Return precisely the span of lines from the top of the material below to the line containing "const rowYears = ['2022', '2021', '2020', '2022']", both included. Pictures are excluded.

* BEGIN Source material *

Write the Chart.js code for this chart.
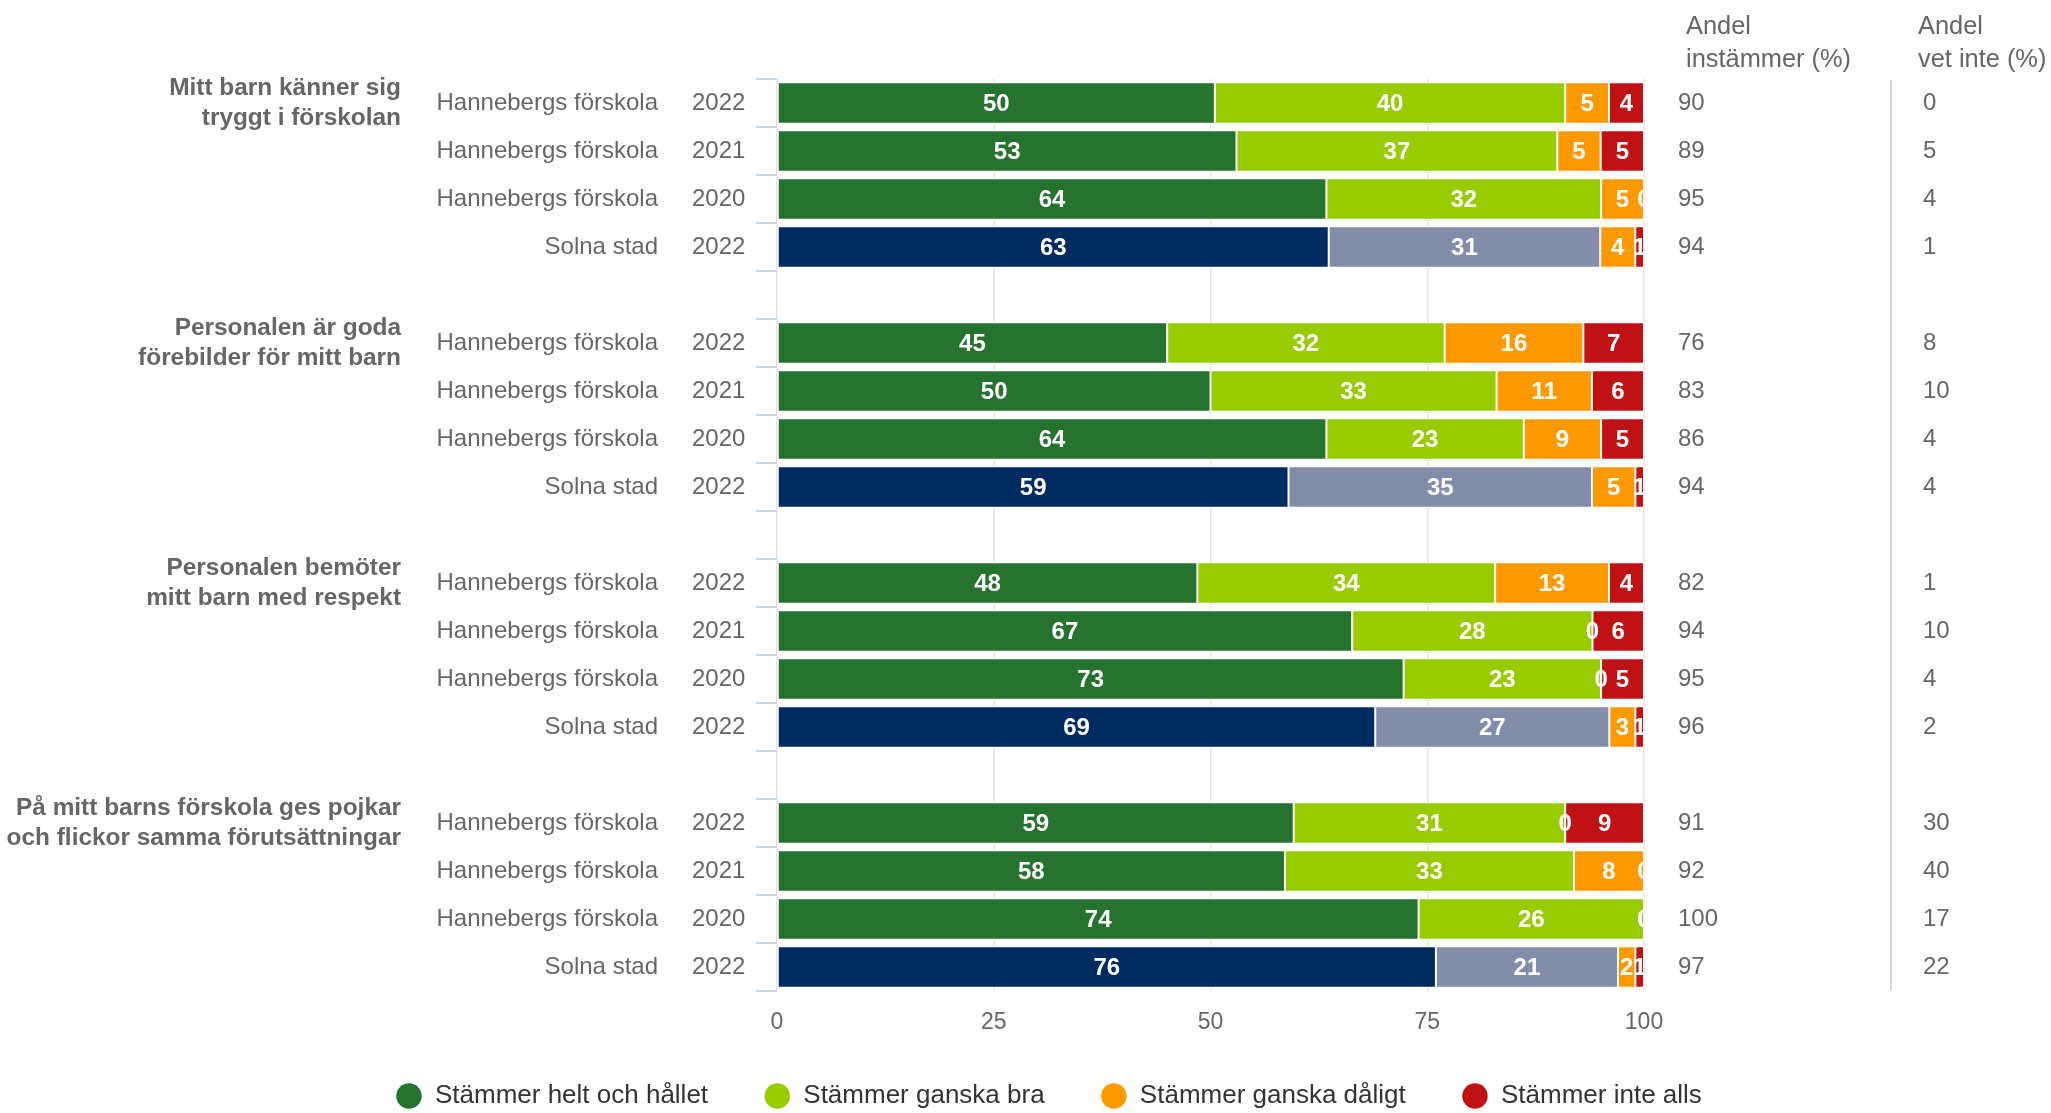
<!DOCTYPE html>
<html lang="sv">
<head>
<meta charset="utf-8">
<title>Enkät förskola</title>
<script src="https://cdn.jsdelivr.net/npm/chart.js@4.4.1/dist/chart.umd.min.js"></script>
<style>
    html, body {
        margin: 0;
        padding: 0;
        background: #fff;
        overflow: hidden;
    }

    .chart-container {
        position: relative;
        width: 2051px;
        height: 1119px;
    }
</style>
</head>
<body onload="onInit()">
<div class="chart-container">
    <canvas id="myChart"></canvas>
</div>

<script>
'use strict'

// frågor (två rader per rubrik)
const groupTitles = [
    ['Mitt barn känner sig', 'tryggt i förskolan'],
    ['Personalen är goda', 'förebilder för mitt barn'],
    ['Personalen bemöter', 'mitt barn med respekt'],
    ['På mitt barns förskola ges pojkar', 'och flickor samma förutsättningar']
]
const rowNames = ['Hannebergs förskola', 'Hannebergs förskola', 'Hannebergs förskola', 'Solna stad']
const rowYears = ['2022', '2021', '2020', '2022']

// svarsandelar, en rad per förskola/år (4 frågor x 4 rader)
const heltOchHallet = [50, 53, 64, 63, 45, 50, 64, 59, 48, 67, 73, 69, 59, 58, 74, 76]
const ganskaBra = [40, 37, 32, 31, 32, 33, 23, 35, 34, 28, 23, 27, 31, 33, 26, 21]
const ganskaDaligt = [5, 5, 5, 4, 16, 11, 9, 5, 13, 0, 0, 3, 0, 8, 0, 2]
const inteAlls = [4, 5, 0, 1, 7, 6, 5, 1, 4, 6, 5, 1, 9, 0, 0, 1]

const andelInstammer = [90, 89, 95, 94, 76, 83, 86, 94, 82, 94, 95, 96, 91, 92, 100, 97]
const andelVetInte = [0, 5, 4, 1, 8, 10, 4, 4, 1, 10, 4, 2, 30, 40, 17, 22]

const xTicks = [0, 25, 50, 75, 100]

const seriesNames = ['Stämmer helt och hållet', 'Stämmer ganska bra', 'Stämmer ganska dåligt', 'Stämmer inte alls']
const seriesColors = ['#25732f', '#99cc00', '#ff9900', '#c01215']
const solnaColors = ['#002b61', '#838ca8', '#ff9900', '#c01215']

const FONT = "'Liberation Sans', Arial, Helvetica, sans-serif"

var gChart

function onInit() {
    Chart.defaults.font.family = FONT
    renderChart()
}

// index i bland de 16 raderna -> kategoriindex (tom rad mellan grupperna)
function rowToCat(i) {
    return i + Math.floor(i / 4)
}

function buildCategories() {
    const cats = []
    groupTitles.forEach((title, g) => {
        rowNames.forEach((name, r) => cats.push(name + ' ' + rowYears[r]))
        if (g < groupTitles.length - 1) cats.push('')
    })
    return cats
}

// procentstaplar: varje rad normeras till 100
function buildSeries(values) {
    const nCats = buildCategories().length
    const res = new Array(nCats).fill(null)
    values.forEach((val, i) => {
        const sum = heltOchHallet[i] + ganskaBra[i] + ganskaDaligt[i] + inteAlls[i]
        res[rowToCat(i)] = val / sum * 100
    })
    return res
}

function buildColors(sIdx) {
    const nCats = buildCategories().length
    const colors = new Array(nCats).fill(seriesColors[sIdx])
    for (let i = 0; i < heltOchHallet.length; i++) {
        if (rowNames[i % 4] === 'Solna stad') colors[rowToCat(i)] = solnaColors[sIdx]
    }
    return colors
}

const allSeries = [heltOchHallet, ganskaBra, ganskaDaligt, inteAlls]

// lite extra luft mellan legendposterna utan att flytta legenden nedåt
function legendLabels(chart) {
    const items = Chart.defaults.plugins.legend.labels.generateLabels(chart)
    items.forEach((item, i) => {
        item.text = seriesNames[i] + ' '
        item.fillStyle = seriesColors[i]
        item.strokeStyle = seriesColors[i]
        item.lineWidth = 0
    })
    return items
}

const sideTextPlugin = {
    id: 'sideText',
    afterDatasetsDraw(chart) {
        const ctx = chart.ctx
        const area = chart.chartArea
        ctx.save()
        ctx.beginPath()
        ctx.rect(area.left, area.top, area.right - area.left, area.bottom - area.top)
        ctx.clip()
        ctx.fillStyle = '#fff'
        ctx.font = 'bold 24px ' + FONT
        ctx.textAlign = 'center'
        ctx.textBaseline = 'middle'
        chart.data.datasets.forEach((ds, dIdx) => {
            const meta = chart.getDatasetMeta(dIdx)
            meta.data.forEach((bar, cIdx) => {
                if (ds.data[cIdx] === null) return
                const rowIdx = cIdx - Math.floor(cIdx / 5)
                const label = allSeries[dIdx][rowIdx]
                ctx.fillText(label, (bar.x + bar.base) / 2, bar.y + 1)
            })
        })
        ctx.restore()
    },
    afterDraw(chart) {
        const ctx = chart.ctx
        const yScale = chart.scales.y
        ctx.save()
        ctx.textBaseline = 'middle'

        // gruppernas rubriker
        ctx.fillStyle = '#666'
        ctx.font = 'bold 24.4px ' + FONT
        ctx.textAlign = 'right'
        groupTitles.forEach((lines, g) => {
            const y = yScale.getPixelForValue(rowToCat(g * 4))
            ctx.fillText(lines[0], 401, y - 15)
            ctx.fillText(lines[1], 401, y + 15)
        })

        // förskola + år, och värdekolumnerna till höger
        ctx.font = '24px ' + FONT
        heltOchHallet.forEach((val, i) => {
            const y = yScale.getPixelForValue(rowToCat(i))
            ctx.textAlign = 'right'
            ctx.fillText(rowNames[i % 4], 658, y)
            ctx.textAlign = 'left'
            ctx.fillText(rowYears[i % 4], 692, y)
            ctx.fillText(andelInstammer[i], 1678, y)
            ctx.fillText(andelVetInte[i], 1923, y)
        })

        // rubriker över kolumnerna
        ctx.font = '25.4px ' + FONT
        ctx.textAlign = 'left'
        ctx.fillText('Andel', 1686, 27)
        ctx.fillText('instämmer (%)', 1686, 60)
        ctx.fillText('Andel', 1918, 27)
        ctx.fillText('vet inte (%)', 1918, 60)

        // skiljelinje
        ctx.strokeStyle = '#ccd6eb'
        ctx.lineWidth = 2
        ctx.beginPath()
        ctx.moveTo(1891, chart.chartArea.top + 1)
        ctx.lineTo(1891, chart.chartArea.bottom - 1)
        ctx.stroke()
        ctx.restore()
    }
}

function renderChart() {
    const ctx = document.getElementById('myChart')
    const categories = buildCategories()

    gChart = new Chart(ctx, {
        type: 'bar',
        data: {
            labels: categories,
            datasets: allSeries.map((values, sIdx) => ({
                label: seriesNames[sIdx],
                data: buildSeries(values),
                backgroundColor: buildColors(sIdx),
                borderColor: '#fff',
                borderWidth: 1,
                borderSkipped: false,
                barPercentage: 0.86,
                categoryPercentage: 1,
                pointStyle: 'circle'
            }))
        },
        options: {
            indexAxis: 'y',
            responsive: true,
            maintainAspectRatio: false,
            animation: false,
            layout: {
                padding: { top: 79, left: 54, right: 0, bottom: 0 }
            },
            scales: {
                x: {
                    stacked: true,
                    min: 0,
                    max: 100,
                    afterBuildTicks: scale => {
                        scale.ticks = xTicks.map(v => ({ value: v }))
                    },
                    afterFit: scale => {
                        scale.height = 43
                    },
                    grid: {
                        color: '#e6e6e6',
                        lineWidth: 1.5,
                        drawTicks: false
                    },
                    border: { display: false },
                    ticks: {
                        color: '#666',
                        padding: 18,
                        font: { size: 23 }
                    }
                },
                y: {
                    stacked: true,
                    afterFit: scale => {
                        scale.width = 723
                    },
                    grid: {
                        offset: true,
                        drawOnChartArea: false,
                        tickLength: 21,
                        color: '#ccd6eb',
                        lineWidth: 2
                    },
                    border: { display: false },
                    ticks: { display: false }
                },
                yRight: {
                    axis: 'y',
                    type: 'category',
                    position: 'right',
                    labels: categories,
                    afterFit: scale => {
                        scale.width = 407
                    },
                    grid: { display: false },
                    border: { display: false },
                    ticks: { display: false }
                }
            },
            plugins: {
                tooltip: { enabled: false },
                legend: {
                    position: 'bottom',
                    onClick: null,
                    labels: {
                        usePointStyle: true,
                        boxWidth: 26,
                        boxHeight: 18,
                        padding: 49,
                        color: '#333',
                        font: { size: 26 },
                        generateLabels: legendLabels
                    }
                }
            }
        },
        plugins: [sideTextPlugin]
    })
}
</script>
</body>
</html>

* END Source material *

● Task solution
Write the Chart.js code for this chart.
<!DOCTYPE html>
<html lang="sv">
<head>
<meta charset="utf-8">
<title>Enkät förskola</title>
<script src="https://cdn.jsdelivr.net/npm/chart.js@4.4.1/dist/chart.umd.min.js"></script>
<style>
    html, body {
        margin: 0;
        padding: 0;
        background: #fff;
        overflow: hidden;
    }

    .chart-container {
        position: relative;
        width: 2051px;
        height: 1119px;
    }
</style>
</head>
<body onload="onInit()">
<div class="chart-container">
    <canvas id="myChart"></canvas>
</div>

<script>
'use strict'

// frågor (två rader per rubrik)
const groupTitles = [
    ['Mitt barn känner sig', 'tryggt i förskolan'],
    ['Personalen är goda', 'förebilder för mitt barn'],
    ['Personalen bemöter', 'mitt barn med respekt'],
    ['På mitt barns förskola ges pojkar', 'och flickor samma förutsättningar']
]
const rowNames = ['Hannebergs förskola', 'Hannebergs förskola', 'Hannebergs förskola', 'Solna stad']
const rowYears = ['2022', '2021', '2020', '2022']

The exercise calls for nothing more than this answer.